Granulocyte-macrophage colony-stimulating factor (GM-CSF) is known to be important in the pathogenesis of a number of inflammatory and autoimmune conditions; indeed, results from clinical trials targeting this cytokine in rheumatoid arthritis highlight its role as an inflammatory mediator. New research, led by Andrew Cook of the University of Melbourne, emphasize the contribution of GM-CSF as a mediator of inflammatory and arthritic pain.

Credit: NPG

The investigators first sought to determine whether GM-CSF could modulate pain, using the complete Freund's adjuvant (CFA) model—a widely used model of inflammatory pain—in mice deficient for the gene encoding GM-CSF (Csf2−/−).
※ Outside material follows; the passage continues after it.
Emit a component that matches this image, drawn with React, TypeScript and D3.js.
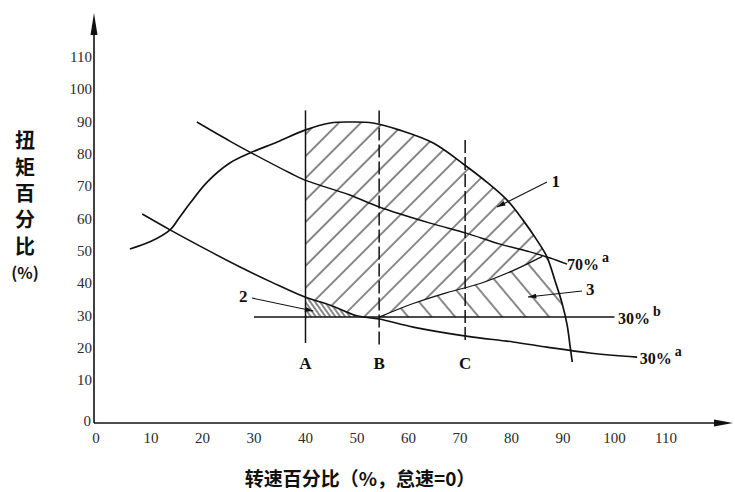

A single intraplantar injection of 20 μl CFA produced inflammation, indicated by ipsilateral paw swelling, to a similar degree in Csf2−/− and in wild-type (WT) mice. Whereas WT mice developed pain (measured as differential distribution of weight) 24–72 h post-CFA injection, Csf2−/− mice did not. Notably, in the WT mice, administration of the NSAID indomethacin, which is a nonselective cyclooxygenase inhibitor, relieved the pain observed in WT mice but had no effect on swelling. Thus, inflammatory pain is GM-CSF-dependent in the CFA model.

Next, in order to determine whether GM-CSF could control pain in models of inflammatory disease involving tissue remodelling, the investigators used two different models of monoarticular inflammatory arthritis: antigen-induced arthritis (AIA) and a model of IL-1-driven arthritis. Histology was used to assess arthritic disease in both models.

To induce AIA, which is widely used as a model of rheumatoid arthritis, systemic priming with methylated bovine serum albumin (mBSA) was followed by induction of arthritis via intra-articular injection of mBSA into the right knee and saline into the left knee. Levels of pain were substantially higher in WT mice than in Csf2−/− mice in the AIA model. In the acute, inflammatory stage of AIA, at 1 week after injection of mBSA, swelling and inflammatory cell infiltration was greater in the affected joints of WT mice than in those of Csf2−/− mice. Csf2−/− mice also showed less severe disease in the chronic, destructive phase of arthritis: at 6 weeks post-injection, joint destruction (including bone erosion) was more pronounced in the WT than the Csf2−/− mice.

In the second inflammatory arthritis model, IL-1-driven arthritis was induced in a similar fashion to AIA, but with a subcutaneous injection of IL-1β or saline into the scruff of the neck of the mice up to 2 days after antigen challenge. After this systemic administration of IL-1, WT mice developed pain by day 4 in mBSA-injected knees whereas Csf2−/− mice where completely protected from pain development. mBSA-injected knees of Csf2−/− mice also displayed less inflammatory cell infiltration, synovitis and cartilage damage than those of WT mice. Treatment with indomethacin completely attenuated the pain in WT mice, but had no effect on disease severity.

Together, these results suggested an important role for GM-CSF in inflammatory and arthritic pain. “We demonstrated for the first time that GM-CSF was absolutely required for pain development in both the inflammatory pain and arthritis models,” says Cook, “including for IL-1-dependent arthritic pain.”

But does GM-CSF itself induce inflammatory pain? This question was assessed by use of a model of GM-CSF-driven arthritis, in which GM-CSF, rather than IL-1 as in the model described earlier, was administered systemically following intra-articular injection of mBSA. The GM-CSF-driven arthritis was then treated with indomethacin. “This approach enabled us to determine whether GM-CSF itself could induce inflammatory pain, and whether such pain was cyclooxygenase-dependent,” explains Cook.

Injection with GM-CSF induced arthritis to a similar extent as IL-1 administration. Indomethacin treatment was able to reverse GM-CSF-induced pain, but had no effect on severity of arthritis, indicating that pain and arthritis could be under separate control downstream of GM-CSF. “The complete suppression by indomethacin of pain, but not arthritis development, is similar to what is often reported clinically with NSAIDs,” says Cook.

Much remains to be learned about the role of GM-CSF within the cytokine network in inflammatory arthritis, and the nature and timing of its algesic effects. The authors argue however, that the current study implicating GM-CSF as a key mediator of inflammatory pain could have major implications for the study of this cytokine in a wide range of diseases, in which pain is a major feature and remains an unmet clinical need.